WRITTEN EXERCISE:
From the records below, copy every line that contains the word "Reproduce".

ENTRIES SUPPLIED:
┄┄┄┄┄┄┄┄┄┄┄┄┄┄┄┄┄┄┄┄
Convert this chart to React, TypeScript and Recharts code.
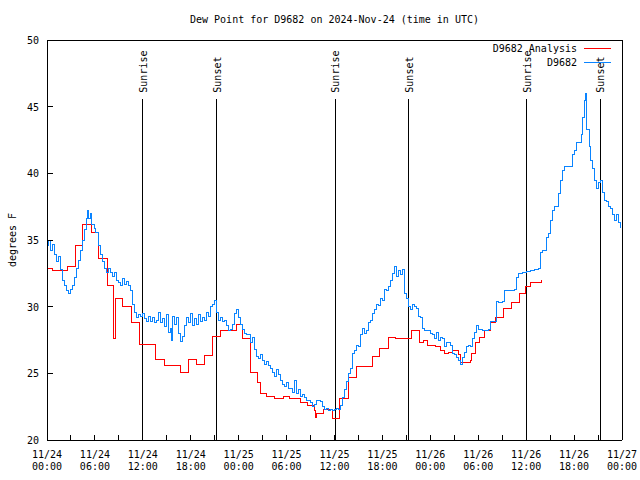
┄┄┄┄┄┄┄┄┄┄┄┄┄┄┄┄┄┄┄┄
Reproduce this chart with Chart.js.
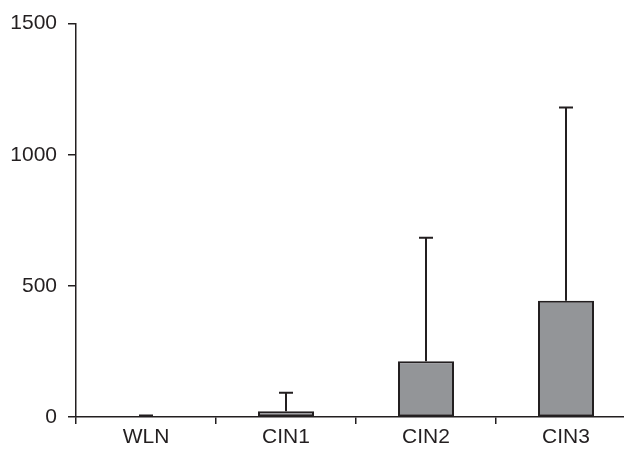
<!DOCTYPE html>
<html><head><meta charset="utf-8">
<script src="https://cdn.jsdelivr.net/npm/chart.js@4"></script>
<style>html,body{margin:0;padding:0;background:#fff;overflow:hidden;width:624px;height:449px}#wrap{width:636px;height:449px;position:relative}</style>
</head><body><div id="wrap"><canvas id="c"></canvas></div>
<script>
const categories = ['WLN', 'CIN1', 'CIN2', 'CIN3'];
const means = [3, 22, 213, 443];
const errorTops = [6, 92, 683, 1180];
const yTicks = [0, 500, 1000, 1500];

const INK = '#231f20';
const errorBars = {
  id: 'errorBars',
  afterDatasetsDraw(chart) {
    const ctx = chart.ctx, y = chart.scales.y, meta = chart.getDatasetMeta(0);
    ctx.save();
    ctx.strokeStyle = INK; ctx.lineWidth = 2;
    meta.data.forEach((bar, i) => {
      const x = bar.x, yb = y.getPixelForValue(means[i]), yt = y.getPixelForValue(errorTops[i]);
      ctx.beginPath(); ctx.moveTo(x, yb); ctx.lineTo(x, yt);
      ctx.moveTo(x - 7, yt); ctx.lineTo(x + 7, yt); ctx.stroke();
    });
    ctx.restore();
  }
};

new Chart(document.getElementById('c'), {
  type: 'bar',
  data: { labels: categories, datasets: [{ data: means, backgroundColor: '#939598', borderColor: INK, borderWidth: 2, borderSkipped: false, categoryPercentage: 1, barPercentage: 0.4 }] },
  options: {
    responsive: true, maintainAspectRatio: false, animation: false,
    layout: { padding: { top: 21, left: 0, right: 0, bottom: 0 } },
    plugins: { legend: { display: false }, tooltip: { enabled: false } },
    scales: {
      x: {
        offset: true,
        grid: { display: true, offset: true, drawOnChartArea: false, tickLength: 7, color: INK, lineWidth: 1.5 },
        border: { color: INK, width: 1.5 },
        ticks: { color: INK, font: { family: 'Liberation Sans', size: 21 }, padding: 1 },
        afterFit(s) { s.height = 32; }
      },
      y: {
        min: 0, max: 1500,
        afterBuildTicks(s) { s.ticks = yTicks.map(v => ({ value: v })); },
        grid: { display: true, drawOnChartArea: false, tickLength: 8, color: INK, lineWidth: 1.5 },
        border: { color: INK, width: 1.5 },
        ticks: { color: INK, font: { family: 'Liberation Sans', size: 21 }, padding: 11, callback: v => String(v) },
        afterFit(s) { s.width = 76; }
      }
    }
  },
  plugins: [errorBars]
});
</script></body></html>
┄┄┄┄┄┄┄┄┄┄┄┄┄┄┄┄┄┄┄┄
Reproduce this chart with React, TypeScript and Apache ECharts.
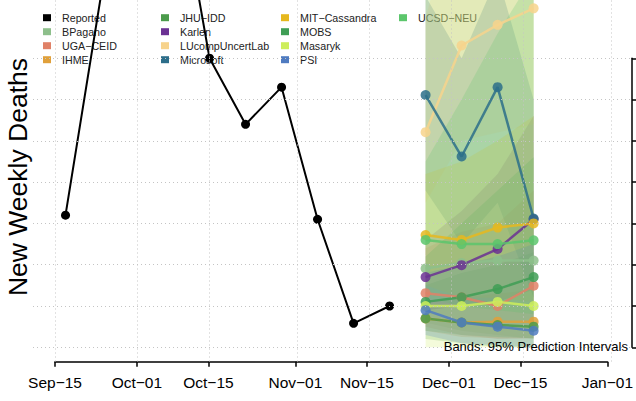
┄┄┄┄┄┄┄┄┄┄┄┄┄┄┄┄┄┄┄┄
FINAL RESULT:
Reproduce this chart with Chart.js.
Reproduce this chart with React, TypeScript and Apache ECharts.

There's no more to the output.